DATA PROVIDED:
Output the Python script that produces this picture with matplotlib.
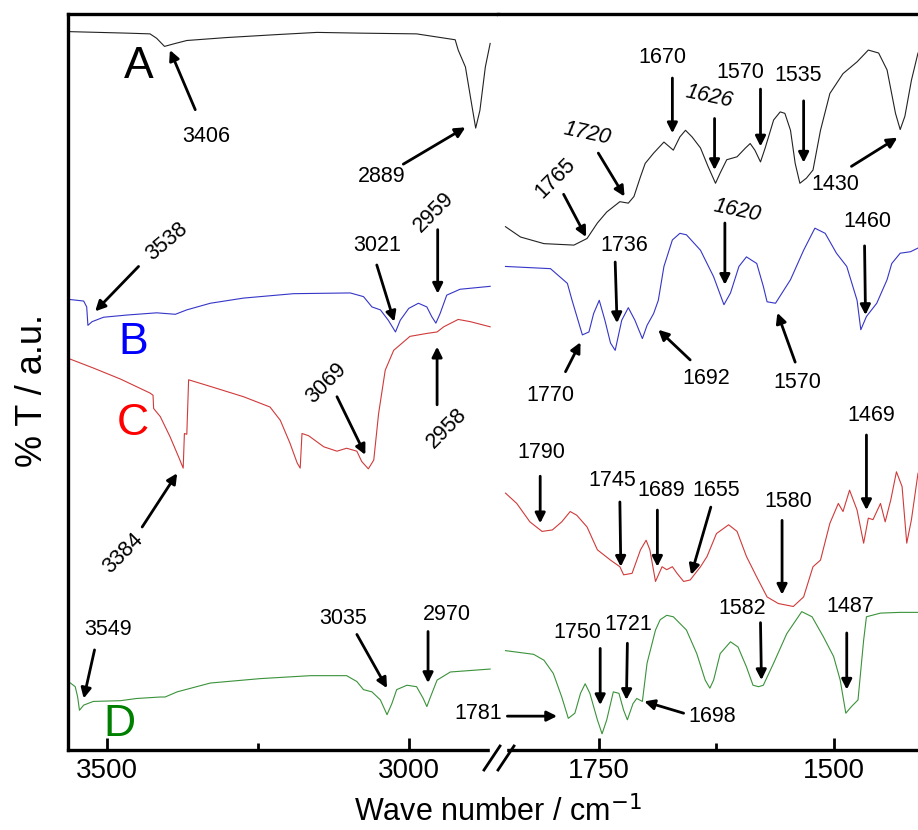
import matplotlib.pyplot as plt
from matplotlib.lines import Line2D
from matplotlib.patches import Rectangle

plt.rcParams['font.family'] = ['Liberation Sans', 'DejaVu Sans']

# ---- spectra, high wavenumber region (cm-1, %T a.u.) ----
wn_A_hi = [3561, 3467, 3429, 3418, 3405, 3387, 3368, 3302, 3219, 3152, 3081, 2987, 2923, 2918,
           2906, 2895, 2889, 2882, 2873, 2865]
t_A_hi = [97.6, 97.4, 97.3, 96.7, 95.6, 96.0, 96.4, 96.8, 97.2, 97.5, 97.4, 97.3, 96.5, 95.1,
          92.8, 87.4, 84.5, 86.9, 92.8, 96.0]

wn_B_hi = [3561, 3539, 3534, 3532, 3525, 3506, 3467, 3418, 3387, 3368, 3329, 3274, 3191, 3097,
           3075, 3061, 3047, 3034, 3022, 3014, 3000, 2984, 2970, 2962, 2955, 2948, 2937, 2915, 2865]
t_B_hi = [61.2, 61.0, 60.2, 57.7, 58.2, 58.8, 59.1, 59.4, 59.2, 59.8, 60.7, 61.4, 62.0, 62.1,
          61.6, 60.2, 59.8, 58.4, 56.8, 58.4, 60.0, 60.7, 60.2, 58.9, 58.0, 59.3, 61.8, 62.6, 63.0]

wn_C_hi = [3561, 3523, 3478, 3429, 3424, 3423, 3412, 3396, 3382, 3374, 3372, 3368, 3365, 3329,
           3274, 3230, 3213, 3197, 3185, 3180, 3177, 3166, 3141, 3119, 3103, 3086, 3078, 3067,
           3058, 3050, 3039, 3025, 2998, 2970, 2953, 2942, 2918, 2898, 2865]
t_C_hi = [53.1, 51.9, 50.4, 48.5, 48.2, 46.4, 45.3, 42.6, 39.9, 38.3, 43.0, 42.9, 50.3, 49.4,
          48.0, 46.6, 44.8, 41.7, 39.0, 38.3, 43.0, 42.7, 41.2, 40.6, 41.0, 40.6, 39.2, 38.2,
          39.4, 45.7, 51.6, 54.3, 56.2, 56.6, 56.8, 57.5, 58.5, 58.2, 57.5]

wn_D_hi = [3561, 3553, 3549, 3546, 3539, 3523, 3478, 3451, 3412, 3404, 3384, 3329, 3246, 3163,
           3103, 3086, 3075, 3061, 3047, 3036, 3028, 3020, 3003, 2987, 2976, 2970, 2964, 2953,
           2931, 2865]
t_D_hi = [9.1, 8.6, 7.2, 5.4, 6.1, 6.6, 6.7, 7.0, 7.2, 7.2, 7.9, 9.1, 9.7, 10.1,
          10.1, 9.3, 8.2, 7.9, 6.8, 4.8, 6.3, 8.2, 8.8, 8.6, 7.0, 5.9, 7.2, 9.5,
          10.6, 11.0]

# ---- spectra, carbonyl / fingerprint region ----
wn_A_lo = [1850, 1834, 1809, 1777, 1763, 1752, 1742, 1728, 1719, 1713, 1706, 1701, 1692, 1681,
           1671, 1664, 1658, 1651, 1642, 1634, 1626, 1621, 1614, 1603, 1594, 1589, 1584, 1578,
           1573, 1564, 1557, 1552, 1546, 1541, 1536, 1529, 1522, 1514, 1504, 1490, 1475, 1463,
           1452, 1443, 1434, 1429, 1424, 1417, 1410]
t_A_lo = [71.1, 69.7, 68.8, 68.6, 69.5, 71.6, 73.1, 74.5, 74.3, 75.2, 77.9, 79.7, 81.1, 82.6,
          81.5, 83.3, 84.2, 83.3, 81.8, 79.3, 77.0, 78.4, 80.2, 80.6, 81.8, 82.4, 81.5, 79.9,
          81.8, 85.6, 86.7, 86.5, 84.2, 79.7, 77.0, 77.7, 78.8, 84.2, 89.2, 91.9, 93.5, 95.1,
          94.7, 92.4, 86.5, 84.3, 86.1, 91.0, 94.7]

wn_B_lo = [1850, 1802, 1784, 1779, 1768, 1761, 1756, 1750, 1744, 1738, 1733, 1726, 1719, 1712,
           1704, 1699, 1692, 1687, 1681, 1672, 1664, 1657, 1642, 1628, 1617, 1610, 1601, 1593,
           1582, 1575, 1571, 1562, 1546, 1532, 1520, 1509, 1497, 1486, 1475, 1471, 1465, 1454,
           1443, 1438, 1429, 1418, 1410]
t_B_lo = [65.7, 65.4, 63.4, 61.1, 56.4, 56.8, 59.3, 61.1, 58.4, 55.3, 54.3, 58.4, 60.1, 58.4,
          55.9, 57.7, 59.3, 61.1, 65.7, 69.3, 70.2, 70.0, 67.9, 64.3, 60.5, 62.1, 65.7, 67.0,
          66.1, 63.0, 60.9, 60.7, 63.9, 67.9, 70.9, 70.2, 67.5, 65.7, 61.1, 57.1, 58.9, 60.7,
          63.9, 66.1, 67.5, 67.7, 68.2]

wn_C_lo = [1850, 1838, 1824, 1811, 1800, 1790, 1781, 1774, 1763, 1752, 1738, 1728, 1724, 1715,
           1706, 1700, 1696, 1690, 1683, 1678, 1672, 1667, 1660, 1653, 1642, 1635, 1625, 1612,
           1603, 1593, 1582, 1571, 1559, 1543, 1532, 1522, 1514, 1504, 1495, 1490, 1483, 1475,
           1468, 1463, 1458, 1450, 1445, 1439, 1433, 1427, 1422, 1417, 1410]
t_C_lo = [34.9, 33.5, 31.0, 29.7, 29.9, 31.0, 32.4, 31.9, 30.3, 27.2, 25.8, 24.9, 23.8, 24.0,
          27.2, 28.5, 27.2, 22.9, 24.9, 24.5, 24.9, 24.0, 22.9, 23.1, 24.9, 26.3, 29.4, 30.6,
          29.7, 26.3, 23.5, 20.8, 19.9, 19.5, 20.8, 24.9, 25.8, 30.8, 33.5, 32.4, 35.3, 32.6,
          28.1, 31.5, 31.3, 33.5, 31.0, 34.0, 37.8, 35.8, 28.1, 31.3, 37.6]

wn_D_lo = [1850, 1820, 1809, 1799, 1790, 1783, 1776, 1770, 1765, 1760, 1752, 1747, 1742, 1735,
           1729, 1724, 1720, 1714, 1710, 1704, 1699, 1690, 1685, 1678, 1671, 1657, 1646, 1637,
           1632, 1628, 1621, 1610, 1602, 1593, 1586, 1580, 1575, 1564, 1550, 1534, 1523, 1511,
           1500, 1493, 1487, 1481, 1474, 1468, 1465, 1450, 1429, 1410]
t_D_lo = [13.5, 13.0, 12.2, 10.4, 7.2, 4.3, 5.0, 7.7, 9.0, 7.7, 4.1, 2.2, 4.1, 7.9,
          7.7, 5.4, 4.1, 6.3, 7.0, 6.6, 11.8, 16.3, 17.7, 18.3, 18.1, 16.3, 13.1, 9.5,
          8.4, 9.5, 13.1, 14.7, 14.0, 11.3, 8.8, 8.6, 8.8, 11.8, 15.8, 18.8, 18.1, 15.4,
          12.7, 9.5, 5.0, 5.9, 6.8, 14.9, 18.1, 18.6, 18.7, 18.7]

names = ['A', 'B', 'C', 'D']
line_colors = ['#222222', '#3535c8', '#d03a3a', '#3a923a']
name_colors = ['black', '#0000ff', '#ff0000', '#008000']

# peak labels: (text, text pos, arrow tail, arrow tip, rotation, italic)
peaks_hi = [
    ('3406', (3335, 83.4), (3354, 87.0), (3396, 95.1), 0, False),
    ('2889', (3045, 77.9), (3009, 79.6), (2906, 84.6), 0, False),
    ('3538', (3401, 69.1), (3448, 65.7), (3520, 59.6), 40, False),
    ('3021', (3053, 68.5), (3053, 65.9), (3024, 58.2), 0, False),
    ('2959', (2958, 73.0), (2952, 70.7), (2952, 62.0), 45, False),
    ('3069', (3136, 49.8), (3119, 48.0), (3072, 40.1), 45, False),
    ('2958', (2937, 43.7), (2953, 46.9), (2953, 54.8), 45, False),
    ('3384', (3473, 26.7), (3442, 30.3), (3384, 37.6), 45, False),
    ('3549', (3498, 16.4), (3521, 13.6), (3539, 7.0), 0, False),
    ('3035', (3109, 17.8), (3086, 15.7), (3036, 8.4), 0, False),
    ('2970', (2937, 18.4), (2968, 16.1), (2968, 9.1), 0, False),
]
peaks_lo = [
    ('1765', (1797, 77.7), (1788, 75.5), (1764, 69.7), 45, False),
    ('1720', (1763, 83.8), (1751, 81.1), (1723, 75.2), -12, True),
    ('1670', (1683, 94.1), (1672, 91.3), (1672, 83.8), 0, False),
    ('1626', (1633, 88.8), (1627, 85.8), (1627, 78.8), -12, True),
    ('1570', (1600, 92.0), (1578, 89.8), (1578, 82.0), 0, False),
    ('1535', (1538, 91.6), (1532, 88.2), (1532, 79.8), 0, False),
    ('1430', (1498, 76.9), (1481, 79.3), (1432, 83.2), 0, False),
    ('1620', (1603, 73.3), (1616, 71.6), (1616, 63.2), -12, True),
    ('1736', (1723, 68.5), (1733, 66.3), (1731, 58.0), 0, False),
    ('1460', (1464, 71.8), (1467, 68.5), (1466, 59.1), 0, False),
    ('1770', (1802, 48.2), (1786, 51.4), (1770, 55.4), 0, False),
    ('1692', (1636, 50.5), (1653, 53.0), (1687, 57.1), 0, False),
    ('1570', (1539, 49.9), (1541, 52.7), (1560, 59.4), 0, False),
    ('1469', (1460, 45.4), (1465, 42.8), (1465, 32.6), 0, False),
    ('1790', (1812, 40.4), (1813, 37.2), (1813, 30.8), 0, False),
    ('1745', (1736, 36.6), (1728, 33.7), (1727, 24.9), 0, False),
    ('1689', (1684, 35.3), (1688, 32.6), (1688, 24.9), 0, False),
    ('1655', (1625, 35.3), (1631, 33.0), (1652, 23.8), 0, False),
    ('1580', (1548, 33.7), (1555, 31.2), (1555, 21.1), 0, False),
    ('1750', (1773, 15.9), (1749, 13.8), (1749, 6.1), 0, False),
    ('1721', (1719, 17.1), (1720, 14.5), (1721, 6.8), 0, False),
    ('1582', (1597, 19.2), (1578, 17.3), (1577, 9.5), 0, False),
    ('1487', (1482, 19.5), (1486, 15.9), (1486, 8.2), 0, False),
    ('1698', (1630, 4.6), (1660, 5.0), (1702, 6.6), 0, False),
    ('1781', (1879, 5.0), (1848, 4.6), (1795, 4.6), 0, False),
]
name_pos = [(3447, 92.8), (3456, 55.4), (3457, 44.4), (3480, 3.4)]

W, H = 918, 830
fig = plt.figure(figsize=(W / 100, H / 100), dpi=100)
x0, xb, x1, ytop, ybot = 68, 498, 918, 14, 750
ax1 = fig.add_axes([x0 / W, 1 - ybot / H, (xb - x0) / W, (ybot - ytop) / H])
ax2 = fig.add_axes([xb / W, 1 - ybot / H, (x1 - xb) / W, (ybot - ytop) / H])

hi = [(wn_A_hi, t_A_hi), (wn_B_hi, t_B_hi), (wn_C_hi, t_C_hi), (wn_D_hi, t_D_hi)]
lo = [(wn_A_lo, t_A_lo), (wn_B_lo, t_B_lo), (wn_C_lo, t_C_lo), (wn_D_lo, t_D_lo)]
for i in range(4):
    ax1.plot(hi[i][0], hi[i][1], color=line_colors[i], lw=0.8)
    ax2.plot(lo[i][0], lo[i][1], color=line_colors[i], lw=0.8)
    ax1.text(name_pos[i][0], name_pos[i][1], names[i], color=name_colors[i], fontsize=32,
             ha='center', va='center')

ax1.set_xlim(3565, 2852)
ax2.set_xlim(1858, 1410)
for ax in (ax1, ax2):
    ax.set_ylim(0, 100)
    ax.set_yticks([])
    for s in ax.spines.values():
        s.set_linewidth(2.4)
    ax.tick_params(axis='x', which='major', direction='in', length=9, width=2, labelsize=20, pad=6)
    ax.tick_params(axis='x', which='minor', direction='in', length=5, width=2)
ax1.spines['right'].set_visible(False)
ax2.spines['left'].set_visible(False)
ax2.spines['right'].set_visible(False)
ax1.set_xticks([3500, 3000])
ax1.set_xticks([3250], minor=True)
ax2.set_xticks([1750, 1500])
ax2.set_xticks([1625], minor=True)


def draw_peaks(ax, peaks):
    for txt, tpos, tail, tip, rot, ital in peaks:
        ax.text(tpos[0], tpos[1], txt, fontsize=15.5, ha='center', va='center', rotation=rot,
                style='italic' if ital else 'normal')
        ax.annotate('', xy=tip, xytext=tail,
                    arrowprops=dict(arrowstyle='-|>', color='black', lw=2,
                                    shrinkA=0, shrinkB=0, mutation_scale=15))


draw_peaks(ax1, peaks_hi)
draw_peaks(ax2, peaks_lo)

# axis break marks
fig.add_artist(Rectangle((490 / W, 1 - 754 / H), 16 / W, 8 / H, transform=fig.transFigure,
                         color='white', zorder=5))
for dx in (0, 14):
    fig.add_artist(Line2D([(484 + dx) / W, (500 + dx) / W], [1 - 770 / H, 1 - 746 / H],
                          transform=fig.transFigure, color='black', lw=2, zorder=6))

fig.text(498 / W, 1 - 812 / H, 'Wave number / cm$^{-1}$', ha='center', va='center', fontsize=22)
fig.text(32 / W, 1 - 390 / H, '% T / a.u.', ha='center', va='center', rotation=90, fontsize=26)

fig.savefig('out.png', dpi=100)
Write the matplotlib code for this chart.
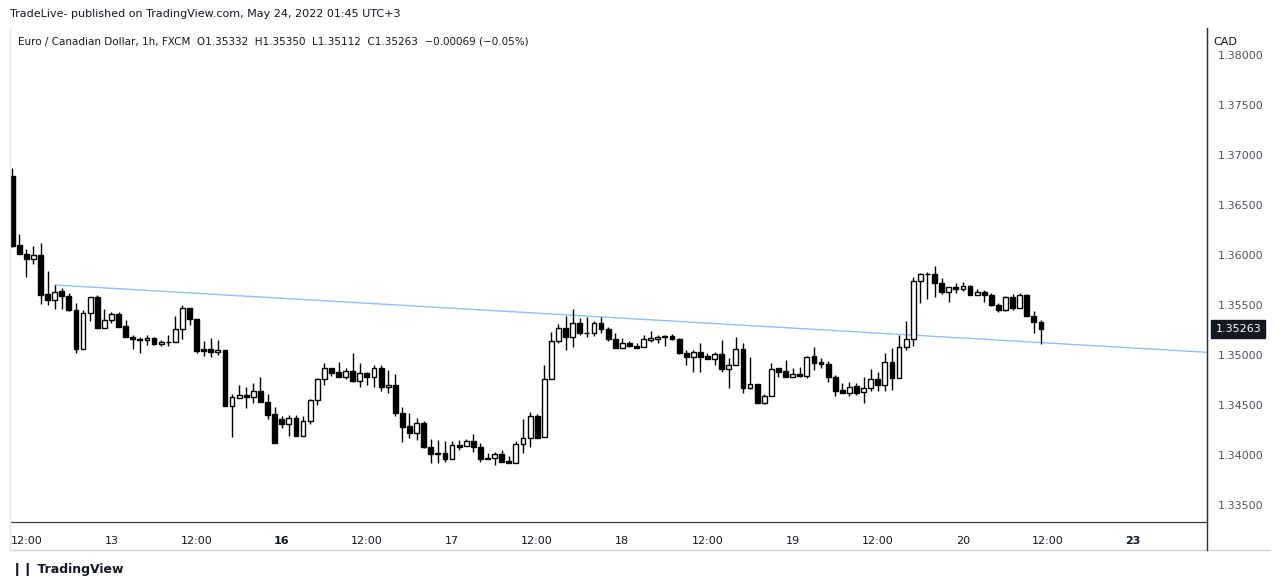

WORK TO COMPLETE: Print the entries as they stand, first line through the line holding "58.5, 58.2, 57.5]", with every picture removed.

RESPONSE:
Output the Python script that produces this picture with matplotlib.
import matplotlib.pyplot as plt
from matplotlib.lines import Line2D
from matplotlib.patches import Rectangle

plt.rcParams['font.family'] = ['Liberation Sans', 'DejaVu Sans']

# ---- spectra, high wavenumber region (cm-1, %T a.u.) ----
wn_A_hi = [3561, 3467, 3429, 3418, 3405, 3387, 3368, 3302, 3219, 3152, 3081, 2987, 2923, 2918,
           2906, 2895, 2889, 2882, 2873, 2865]
t_A_hi = [97.6, 97.4, 97.3, 96.7, 95.6, 96.0, 96.4, 96.8, 97.2, 97.5, 97.4, 97.3, 96.5, 95.1,
          92.8, 87.4, 84.5, 86.9, 92.8, 96.0]

wn_B_hi = [3561, 3539, 3534, 3532, 3525, 3506, 3467, 3418, 3387, 3368, 3329, 3274, 3191, 3097,
           3075, 3061, 3047, 3034, 3022, 3014, 3000, 2984, 2970, 2962, 2955, 2948, 2937, 2915, 2865]
t_B_hi = [61.2, 61.0, 60.2, 57.7, 58.2, 58.8, 59.1, 59.4, 59.2, 59.8, 60.7, 61.4, 62.0, 62.1,
          61.6, 60.2, 59.8, 58.4, 56.8, 58.4, 60.0, 60.7, 60.2, 58.9, 58.0, 59.3, 61.8, 62.6, 63.0]

wn_C_hi = [3561, 3523, 3478, 3429, 3424, 3423, 3412, 3396, 3382, 3374, 3372, 3368, 3365, 3329,
           3274, 3230, 3213, 3197, 3185, 3180, 3177, 3166, 3141, 3119, 3103, 3086, 3078, 3067,
           3058, 3050, 3039, 3025, 2998, 2970, 2953, 2942, 2918, 2898, 2865]
t_C_hi = [53.1, 51.9, 50.4, 48.5, 48.2, 46.4, 45.3, 42.6, 39.9, 38.3, 43.0, 42.9, 50.3, 49.4,
          48.0, 46.6, 44.8, 41.7, 39.0, 38.3, 43.0, 42.7, 41.2, 40.6, 41.0, 40.6, 39.2, 38.2,
          39.4, 45.7, 51.6, 54.3, 56.2, 56.6, 56.8, 57.5, 58.5, 58.2, 57.5]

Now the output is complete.